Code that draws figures
● ● ● ● ● ● ●

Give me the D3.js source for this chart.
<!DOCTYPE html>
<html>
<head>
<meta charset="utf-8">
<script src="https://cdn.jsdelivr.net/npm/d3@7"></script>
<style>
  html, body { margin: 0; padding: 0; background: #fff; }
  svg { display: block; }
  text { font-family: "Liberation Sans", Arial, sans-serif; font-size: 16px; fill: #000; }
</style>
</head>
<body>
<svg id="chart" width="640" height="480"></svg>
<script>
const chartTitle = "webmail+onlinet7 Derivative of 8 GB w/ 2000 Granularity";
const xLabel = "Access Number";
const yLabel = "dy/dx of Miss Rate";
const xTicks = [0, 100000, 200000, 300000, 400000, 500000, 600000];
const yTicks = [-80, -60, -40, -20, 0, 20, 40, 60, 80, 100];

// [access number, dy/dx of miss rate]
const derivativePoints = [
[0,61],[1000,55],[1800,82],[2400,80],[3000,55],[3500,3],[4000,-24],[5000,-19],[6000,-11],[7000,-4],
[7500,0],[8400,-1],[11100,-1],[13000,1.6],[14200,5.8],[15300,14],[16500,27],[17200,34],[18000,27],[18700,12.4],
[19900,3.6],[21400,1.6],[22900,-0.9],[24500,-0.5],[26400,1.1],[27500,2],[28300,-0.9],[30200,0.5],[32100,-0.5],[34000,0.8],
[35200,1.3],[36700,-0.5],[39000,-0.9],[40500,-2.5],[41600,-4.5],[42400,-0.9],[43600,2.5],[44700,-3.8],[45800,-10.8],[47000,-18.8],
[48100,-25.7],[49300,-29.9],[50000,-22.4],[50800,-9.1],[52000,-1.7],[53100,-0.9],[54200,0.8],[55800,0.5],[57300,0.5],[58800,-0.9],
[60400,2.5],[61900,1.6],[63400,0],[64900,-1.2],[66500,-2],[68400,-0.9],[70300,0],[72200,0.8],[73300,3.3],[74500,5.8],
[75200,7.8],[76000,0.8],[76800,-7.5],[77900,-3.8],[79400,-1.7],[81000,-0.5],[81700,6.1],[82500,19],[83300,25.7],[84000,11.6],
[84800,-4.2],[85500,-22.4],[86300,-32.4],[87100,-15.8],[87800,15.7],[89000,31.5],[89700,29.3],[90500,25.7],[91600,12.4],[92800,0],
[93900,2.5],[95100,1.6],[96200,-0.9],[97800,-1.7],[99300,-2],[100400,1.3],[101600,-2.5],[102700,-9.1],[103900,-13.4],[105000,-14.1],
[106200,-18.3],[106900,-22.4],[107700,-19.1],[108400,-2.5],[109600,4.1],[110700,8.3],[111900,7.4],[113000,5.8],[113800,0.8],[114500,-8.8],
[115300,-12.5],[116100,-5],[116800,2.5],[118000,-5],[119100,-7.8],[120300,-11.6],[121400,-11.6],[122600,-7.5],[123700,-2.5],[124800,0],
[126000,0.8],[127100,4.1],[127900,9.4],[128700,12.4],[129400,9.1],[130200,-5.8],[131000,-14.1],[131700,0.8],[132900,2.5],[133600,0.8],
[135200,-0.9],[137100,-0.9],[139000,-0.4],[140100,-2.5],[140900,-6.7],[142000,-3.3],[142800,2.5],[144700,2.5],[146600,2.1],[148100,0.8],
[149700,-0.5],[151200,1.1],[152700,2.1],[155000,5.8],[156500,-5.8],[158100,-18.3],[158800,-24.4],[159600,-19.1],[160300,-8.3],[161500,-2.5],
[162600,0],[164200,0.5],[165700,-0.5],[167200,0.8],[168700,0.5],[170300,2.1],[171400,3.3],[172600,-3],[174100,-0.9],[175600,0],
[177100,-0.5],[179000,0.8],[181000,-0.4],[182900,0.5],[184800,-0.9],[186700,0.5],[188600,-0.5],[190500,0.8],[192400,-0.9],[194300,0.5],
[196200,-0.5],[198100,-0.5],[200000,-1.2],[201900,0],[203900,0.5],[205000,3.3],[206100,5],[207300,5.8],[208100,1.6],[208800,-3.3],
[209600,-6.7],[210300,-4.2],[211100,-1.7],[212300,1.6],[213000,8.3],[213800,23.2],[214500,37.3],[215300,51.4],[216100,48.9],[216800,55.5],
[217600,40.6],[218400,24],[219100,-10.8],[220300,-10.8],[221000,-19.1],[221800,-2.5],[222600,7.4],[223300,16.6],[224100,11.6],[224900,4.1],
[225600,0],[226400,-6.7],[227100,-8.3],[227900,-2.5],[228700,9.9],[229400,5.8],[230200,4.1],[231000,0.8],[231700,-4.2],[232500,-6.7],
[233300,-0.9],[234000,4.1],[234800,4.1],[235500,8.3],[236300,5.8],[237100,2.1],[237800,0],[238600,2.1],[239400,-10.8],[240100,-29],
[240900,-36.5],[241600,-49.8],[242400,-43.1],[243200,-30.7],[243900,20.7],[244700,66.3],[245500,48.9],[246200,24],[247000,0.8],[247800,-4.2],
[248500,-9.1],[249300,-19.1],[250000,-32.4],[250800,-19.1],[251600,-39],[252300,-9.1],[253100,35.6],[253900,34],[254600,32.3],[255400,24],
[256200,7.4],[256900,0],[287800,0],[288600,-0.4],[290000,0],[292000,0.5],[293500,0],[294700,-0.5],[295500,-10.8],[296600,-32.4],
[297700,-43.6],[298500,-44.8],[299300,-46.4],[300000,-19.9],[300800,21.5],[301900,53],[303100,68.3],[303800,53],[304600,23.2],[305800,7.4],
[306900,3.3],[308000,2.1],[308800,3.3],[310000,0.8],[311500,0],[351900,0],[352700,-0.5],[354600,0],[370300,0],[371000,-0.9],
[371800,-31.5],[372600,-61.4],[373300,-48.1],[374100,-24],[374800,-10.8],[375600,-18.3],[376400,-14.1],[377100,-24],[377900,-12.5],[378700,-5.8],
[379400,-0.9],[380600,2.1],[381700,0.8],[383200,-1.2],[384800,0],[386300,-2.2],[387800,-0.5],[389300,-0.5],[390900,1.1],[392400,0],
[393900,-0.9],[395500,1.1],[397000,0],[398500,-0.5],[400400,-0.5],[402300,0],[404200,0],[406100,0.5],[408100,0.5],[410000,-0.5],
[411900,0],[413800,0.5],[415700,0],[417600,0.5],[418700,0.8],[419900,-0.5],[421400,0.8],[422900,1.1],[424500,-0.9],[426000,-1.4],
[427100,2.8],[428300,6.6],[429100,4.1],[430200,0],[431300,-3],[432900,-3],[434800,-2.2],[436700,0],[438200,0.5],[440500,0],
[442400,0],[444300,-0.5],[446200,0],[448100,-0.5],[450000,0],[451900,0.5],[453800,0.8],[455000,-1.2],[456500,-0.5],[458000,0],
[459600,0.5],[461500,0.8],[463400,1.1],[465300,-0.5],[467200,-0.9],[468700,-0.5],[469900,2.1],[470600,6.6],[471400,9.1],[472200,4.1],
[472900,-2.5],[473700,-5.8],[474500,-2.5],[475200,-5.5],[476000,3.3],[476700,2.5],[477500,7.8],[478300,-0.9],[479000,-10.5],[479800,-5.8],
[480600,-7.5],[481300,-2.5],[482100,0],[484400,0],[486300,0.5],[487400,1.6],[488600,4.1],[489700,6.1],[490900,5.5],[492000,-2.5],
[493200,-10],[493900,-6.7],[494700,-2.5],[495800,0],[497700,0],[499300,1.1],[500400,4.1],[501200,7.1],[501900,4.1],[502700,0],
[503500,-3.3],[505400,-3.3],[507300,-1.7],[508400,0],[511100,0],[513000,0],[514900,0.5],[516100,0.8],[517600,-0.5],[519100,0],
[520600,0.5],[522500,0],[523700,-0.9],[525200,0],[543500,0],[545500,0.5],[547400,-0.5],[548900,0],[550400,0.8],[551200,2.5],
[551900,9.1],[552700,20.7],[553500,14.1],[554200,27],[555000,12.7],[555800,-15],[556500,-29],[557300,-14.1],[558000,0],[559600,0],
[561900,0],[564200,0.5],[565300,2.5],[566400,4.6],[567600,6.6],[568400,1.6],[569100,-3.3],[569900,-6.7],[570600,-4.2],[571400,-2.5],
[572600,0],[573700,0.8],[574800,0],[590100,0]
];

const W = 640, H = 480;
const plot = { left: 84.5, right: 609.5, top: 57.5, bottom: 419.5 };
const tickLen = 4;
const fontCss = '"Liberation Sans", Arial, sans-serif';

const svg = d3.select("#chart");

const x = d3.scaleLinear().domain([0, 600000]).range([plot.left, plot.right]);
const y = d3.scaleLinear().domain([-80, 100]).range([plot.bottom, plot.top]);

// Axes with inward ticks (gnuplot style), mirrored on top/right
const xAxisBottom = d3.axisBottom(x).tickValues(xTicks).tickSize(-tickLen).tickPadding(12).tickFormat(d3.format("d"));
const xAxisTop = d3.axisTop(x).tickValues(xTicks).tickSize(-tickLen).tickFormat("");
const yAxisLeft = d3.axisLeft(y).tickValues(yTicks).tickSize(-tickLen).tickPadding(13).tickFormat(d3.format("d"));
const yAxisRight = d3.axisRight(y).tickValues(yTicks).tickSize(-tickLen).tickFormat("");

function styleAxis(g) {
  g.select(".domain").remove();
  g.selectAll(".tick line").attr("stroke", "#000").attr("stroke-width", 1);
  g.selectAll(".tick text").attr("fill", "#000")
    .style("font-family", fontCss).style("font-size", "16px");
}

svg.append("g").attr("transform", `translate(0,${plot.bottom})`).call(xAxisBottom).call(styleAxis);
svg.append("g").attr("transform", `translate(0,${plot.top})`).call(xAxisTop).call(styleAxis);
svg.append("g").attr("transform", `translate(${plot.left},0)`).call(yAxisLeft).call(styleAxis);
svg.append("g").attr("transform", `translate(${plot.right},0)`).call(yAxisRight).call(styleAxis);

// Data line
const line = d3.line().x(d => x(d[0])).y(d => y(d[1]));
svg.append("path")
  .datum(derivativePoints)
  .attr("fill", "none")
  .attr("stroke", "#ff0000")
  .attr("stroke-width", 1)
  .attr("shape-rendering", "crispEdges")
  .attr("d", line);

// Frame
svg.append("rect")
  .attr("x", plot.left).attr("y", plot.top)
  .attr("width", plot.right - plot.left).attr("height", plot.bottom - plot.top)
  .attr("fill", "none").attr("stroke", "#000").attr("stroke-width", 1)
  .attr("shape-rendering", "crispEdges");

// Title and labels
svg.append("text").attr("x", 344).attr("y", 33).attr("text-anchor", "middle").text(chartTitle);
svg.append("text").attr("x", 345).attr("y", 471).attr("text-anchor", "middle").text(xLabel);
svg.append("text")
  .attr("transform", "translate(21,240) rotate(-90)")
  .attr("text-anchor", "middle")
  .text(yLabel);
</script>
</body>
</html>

● ● ● ● ● ● ●

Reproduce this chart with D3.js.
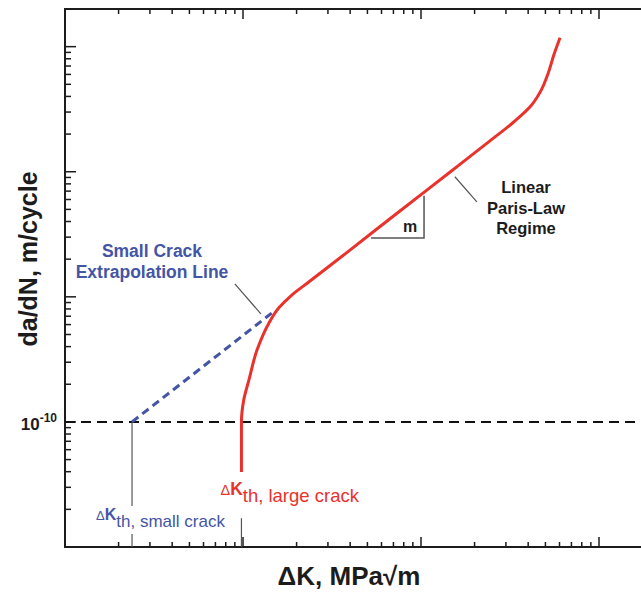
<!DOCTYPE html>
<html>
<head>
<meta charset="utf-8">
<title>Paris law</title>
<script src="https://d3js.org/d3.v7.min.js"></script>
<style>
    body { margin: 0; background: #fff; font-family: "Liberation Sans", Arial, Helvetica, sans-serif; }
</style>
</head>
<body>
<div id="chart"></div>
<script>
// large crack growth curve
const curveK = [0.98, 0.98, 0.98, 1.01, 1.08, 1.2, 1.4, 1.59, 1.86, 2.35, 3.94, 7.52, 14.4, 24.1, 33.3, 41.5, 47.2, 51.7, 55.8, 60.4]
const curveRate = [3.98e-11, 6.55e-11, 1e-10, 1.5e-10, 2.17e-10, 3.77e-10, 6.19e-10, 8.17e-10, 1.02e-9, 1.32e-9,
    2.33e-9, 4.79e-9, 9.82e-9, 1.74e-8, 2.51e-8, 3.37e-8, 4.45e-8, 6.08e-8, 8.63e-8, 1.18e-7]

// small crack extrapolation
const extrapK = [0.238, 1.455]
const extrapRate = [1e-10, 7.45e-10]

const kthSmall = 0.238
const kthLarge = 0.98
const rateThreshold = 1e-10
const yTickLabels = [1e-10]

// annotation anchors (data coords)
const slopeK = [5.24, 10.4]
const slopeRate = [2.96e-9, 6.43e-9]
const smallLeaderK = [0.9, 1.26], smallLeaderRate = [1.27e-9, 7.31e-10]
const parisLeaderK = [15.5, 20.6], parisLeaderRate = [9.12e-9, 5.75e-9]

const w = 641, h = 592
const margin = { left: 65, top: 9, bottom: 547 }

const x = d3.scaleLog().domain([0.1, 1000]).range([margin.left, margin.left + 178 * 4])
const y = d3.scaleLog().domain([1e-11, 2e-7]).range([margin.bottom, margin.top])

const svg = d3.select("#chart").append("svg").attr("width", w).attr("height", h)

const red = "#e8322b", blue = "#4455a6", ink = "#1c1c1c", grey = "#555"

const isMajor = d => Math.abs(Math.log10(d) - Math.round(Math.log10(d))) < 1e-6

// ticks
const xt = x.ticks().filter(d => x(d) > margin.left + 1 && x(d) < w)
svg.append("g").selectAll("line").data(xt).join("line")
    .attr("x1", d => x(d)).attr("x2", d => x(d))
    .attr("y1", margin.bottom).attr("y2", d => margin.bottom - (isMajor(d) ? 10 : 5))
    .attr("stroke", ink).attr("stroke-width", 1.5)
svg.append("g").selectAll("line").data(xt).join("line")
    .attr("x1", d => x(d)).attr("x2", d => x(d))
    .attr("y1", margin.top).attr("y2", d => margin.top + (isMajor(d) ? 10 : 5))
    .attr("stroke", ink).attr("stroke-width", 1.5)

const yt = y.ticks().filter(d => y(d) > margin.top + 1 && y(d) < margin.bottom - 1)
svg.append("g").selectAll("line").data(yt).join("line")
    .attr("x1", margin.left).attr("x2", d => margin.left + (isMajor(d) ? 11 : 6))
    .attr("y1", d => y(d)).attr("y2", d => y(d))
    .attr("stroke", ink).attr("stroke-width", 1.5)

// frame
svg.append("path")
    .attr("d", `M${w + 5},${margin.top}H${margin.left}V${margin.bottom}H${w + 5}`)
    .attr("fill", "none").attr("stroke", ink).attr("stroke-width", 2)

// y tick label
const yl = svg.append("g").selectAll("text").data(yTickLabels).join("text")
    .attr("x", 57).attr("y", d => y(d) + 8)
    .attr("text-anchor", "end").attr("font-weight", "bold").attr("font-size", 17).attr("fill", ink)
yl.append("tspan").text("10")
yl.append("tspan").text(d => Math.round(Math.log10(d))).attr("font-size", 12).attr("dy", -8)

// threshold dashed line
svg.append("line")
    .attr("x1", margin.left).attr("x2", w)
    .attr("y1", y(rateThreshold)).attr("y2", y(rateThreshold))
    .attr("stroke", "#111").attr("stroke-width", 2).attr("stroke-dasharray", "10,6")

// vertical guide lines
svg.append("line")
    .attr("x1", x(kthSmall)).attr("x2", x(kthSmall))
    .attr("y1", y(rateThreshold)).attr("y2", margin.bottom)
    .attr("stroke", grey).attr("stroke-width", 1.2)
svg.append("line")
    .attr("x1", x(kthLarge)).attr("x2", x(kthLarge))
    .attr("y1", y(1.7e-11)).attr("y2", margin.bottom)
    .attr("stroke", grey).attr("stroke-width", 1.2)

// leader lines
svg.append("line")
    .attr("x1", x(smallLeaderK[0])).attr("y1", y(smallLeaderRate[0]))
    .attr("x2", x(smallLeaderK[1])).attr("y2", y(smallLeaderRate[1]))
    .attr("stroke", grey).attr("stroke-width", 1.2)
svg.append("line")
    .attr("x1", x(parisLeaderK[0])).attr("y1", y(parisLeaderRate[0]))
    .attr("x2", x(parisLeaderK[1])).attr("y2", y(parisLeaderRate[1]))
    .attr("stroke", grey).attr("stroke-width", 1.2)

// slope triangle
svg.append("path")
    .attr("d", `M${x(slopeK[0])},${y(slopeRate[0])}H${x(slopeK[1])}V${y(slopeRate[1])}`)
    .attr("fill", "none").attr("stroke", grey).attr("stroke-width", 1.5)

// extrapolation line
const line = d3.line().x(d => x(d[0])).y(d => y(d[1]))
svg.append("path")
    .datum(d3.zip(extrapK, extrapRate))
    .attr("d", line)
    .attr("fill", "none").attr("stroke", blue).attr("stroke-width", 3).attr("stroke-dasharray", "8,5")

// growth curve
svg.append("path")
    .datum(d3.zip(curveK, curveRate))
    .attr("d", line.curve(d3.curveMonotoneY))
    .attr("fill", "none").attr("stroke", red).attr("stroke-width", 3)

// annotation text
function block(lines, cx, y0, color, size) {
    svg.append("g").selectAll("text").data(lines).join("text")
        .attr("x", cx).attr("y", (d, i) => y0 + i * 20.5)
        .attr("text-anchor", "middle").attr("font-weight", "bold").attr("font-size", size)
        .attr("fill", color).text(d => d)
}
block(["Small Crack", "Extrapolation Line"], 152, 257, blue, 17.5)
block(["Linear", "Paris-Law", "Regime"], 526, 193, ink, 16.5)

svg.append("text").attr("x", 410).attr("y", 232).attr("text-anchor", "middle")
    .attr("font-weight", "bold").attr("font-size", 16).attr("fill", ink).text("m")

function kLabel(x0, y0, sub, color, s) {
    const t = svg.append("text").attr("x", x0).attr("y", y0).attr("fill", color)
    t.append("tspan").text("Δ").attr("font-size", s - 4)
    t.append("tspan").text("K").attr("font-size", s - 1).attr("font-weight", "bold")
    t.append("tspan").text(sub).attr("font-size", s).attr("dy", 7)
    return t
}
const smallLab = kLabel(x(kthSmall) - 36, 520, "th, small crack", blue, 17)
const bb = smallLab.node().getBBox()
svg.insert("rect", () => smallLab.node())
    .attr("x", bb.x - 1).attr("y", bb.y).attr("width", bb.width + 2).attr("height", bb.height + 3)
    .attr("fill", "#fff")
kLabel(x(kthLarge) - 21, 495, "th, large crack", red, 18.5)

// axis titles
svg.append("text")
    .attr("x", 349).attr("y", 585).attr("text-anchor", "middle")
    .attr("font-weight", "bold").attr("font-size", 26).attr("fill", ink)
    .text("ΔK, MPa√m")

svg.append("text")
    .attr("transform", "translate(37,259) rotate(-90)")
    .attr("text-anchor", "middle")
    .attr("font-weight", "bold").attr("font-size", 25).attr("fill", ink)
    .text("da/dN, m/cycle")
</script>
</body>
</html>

● ● ● ● ● ● ●

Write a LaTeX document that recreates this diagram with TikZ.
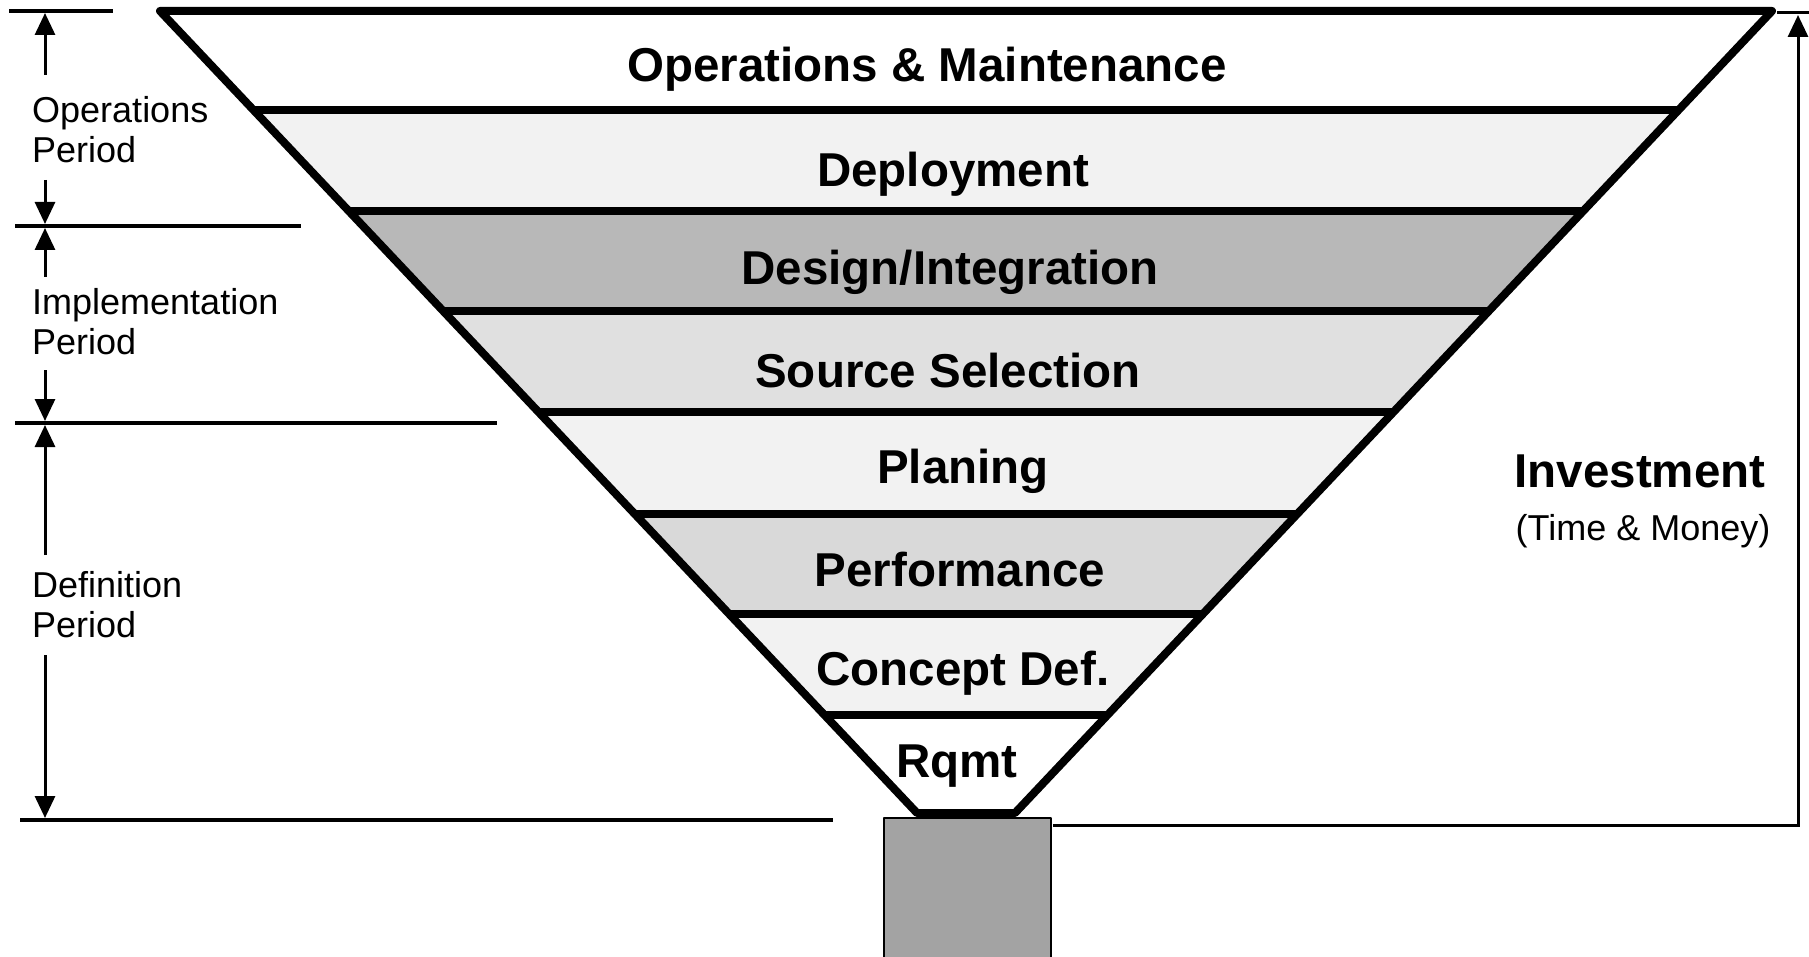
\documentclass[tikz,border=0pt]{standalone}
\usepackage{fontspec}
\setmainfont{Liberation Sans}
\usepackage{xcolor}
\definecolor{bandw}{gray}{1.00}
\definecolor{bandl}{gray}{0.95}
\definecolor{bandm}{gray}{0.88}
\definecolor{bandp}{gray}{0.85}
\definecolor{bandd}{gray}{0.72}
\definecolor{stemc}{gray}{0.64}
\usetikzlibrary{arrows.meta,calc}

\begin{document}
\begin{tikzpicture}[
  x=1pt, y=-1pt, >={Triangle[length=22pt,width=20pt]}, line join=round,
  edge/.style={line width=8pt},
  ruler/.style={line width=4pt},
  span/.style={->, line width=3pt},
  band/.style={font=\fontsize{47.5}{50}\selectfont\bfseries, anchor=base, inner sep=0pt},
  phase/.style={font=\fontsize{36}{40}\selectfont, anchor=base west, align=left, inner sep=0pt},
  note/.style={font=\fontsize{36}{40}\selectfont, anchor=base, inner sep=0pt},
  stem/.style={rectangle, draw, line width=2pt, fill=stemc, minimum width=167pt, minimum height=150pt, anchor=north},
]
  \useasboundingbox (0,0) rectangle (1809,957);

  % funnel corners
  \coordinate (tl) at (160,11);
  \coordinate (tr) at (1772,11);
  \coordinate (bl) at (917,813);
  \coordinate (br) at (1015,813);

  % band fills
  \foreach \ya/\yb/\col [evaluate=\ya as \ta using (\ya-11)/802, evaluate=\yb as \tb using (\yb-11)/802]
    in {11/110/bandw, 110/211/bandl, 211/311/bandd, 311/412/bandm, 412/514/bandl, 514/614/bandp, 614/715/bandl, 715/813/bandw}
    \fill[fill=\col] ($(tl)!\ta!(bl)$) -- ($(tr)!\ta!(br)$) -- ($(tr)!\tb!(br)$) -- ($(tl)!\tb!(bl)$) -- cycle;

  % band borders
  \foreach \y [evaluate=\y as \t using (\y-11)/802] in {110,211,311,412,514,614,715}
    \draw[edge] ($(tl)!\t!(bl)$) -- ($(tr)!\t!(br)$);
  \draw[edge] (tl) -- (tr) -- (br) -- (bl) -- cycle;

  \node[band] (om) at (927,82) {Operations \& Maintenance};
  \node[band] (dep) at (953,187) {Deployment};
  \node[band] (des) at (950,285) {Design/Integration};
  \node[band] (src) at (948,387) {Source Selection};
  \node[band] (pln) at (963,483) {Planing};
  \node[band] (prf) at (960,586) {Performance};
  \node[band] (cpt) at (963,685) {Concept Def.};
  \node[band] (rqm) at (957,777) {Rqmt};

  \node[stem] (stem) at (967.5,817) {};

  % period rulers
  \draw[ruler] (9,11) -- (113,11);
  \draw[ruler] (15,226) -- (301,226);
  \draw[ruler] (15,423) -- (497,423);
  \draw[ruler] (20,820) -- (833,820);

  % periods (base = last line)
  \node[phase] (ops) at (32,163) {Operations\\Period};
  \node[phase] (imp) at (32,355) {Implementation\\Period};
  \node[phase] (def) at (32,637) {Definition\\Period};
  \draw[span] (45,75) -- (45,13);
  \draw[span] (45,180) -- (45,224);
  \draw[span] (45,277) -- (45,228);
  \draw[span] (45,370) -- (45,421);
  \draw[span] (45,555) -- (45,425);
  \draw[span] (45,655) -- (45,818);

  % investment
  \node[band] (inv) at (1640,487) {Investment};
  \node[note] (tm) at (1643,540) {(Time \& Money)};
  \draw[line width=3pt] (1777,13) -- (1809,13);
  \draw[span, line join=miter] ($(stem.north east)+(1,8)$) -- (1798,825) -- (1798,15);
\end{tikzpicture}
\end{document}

● ● ● ● ● ● ●

**Work to be completed**
Write out, exactly as they stand, the lines from the one containing "Give me the D3.js source for this chart." through the one containing "60, 80, 100];", both ends included.

**Answer for the task**
Give me the D3.js source for this chart.
<!DOCTYPE html>
<html>
<head>
<meta charset="utf-8">
<script src="https://cdn.jsdelivr.net/npm/d3@7"></script>
<style>
  html, body { margin: 0; padding: 0; background: #fff; }
  svg { display: block; }
  text { font-family: "Liberation Sans", Arial, sans-serif; font-size: 16px; fill: #000; }
</style>
</head>
<body>
<svg id="chart" width="640" height="480"></svg>
<script>
const chartTitle = "webmail+onlinet7 Derivative of 8 GB w/ 2000 Granularity";
const xLabel = "Access Number";
const yLabel = "dy/dx of Miss Rate";
const xTicks = [0, 100000, 200000, 300000, 400000, 500000, 600000];
const yTicks = [-80, -60, -40, -20, 0, 20, 40, 60, 80, 100];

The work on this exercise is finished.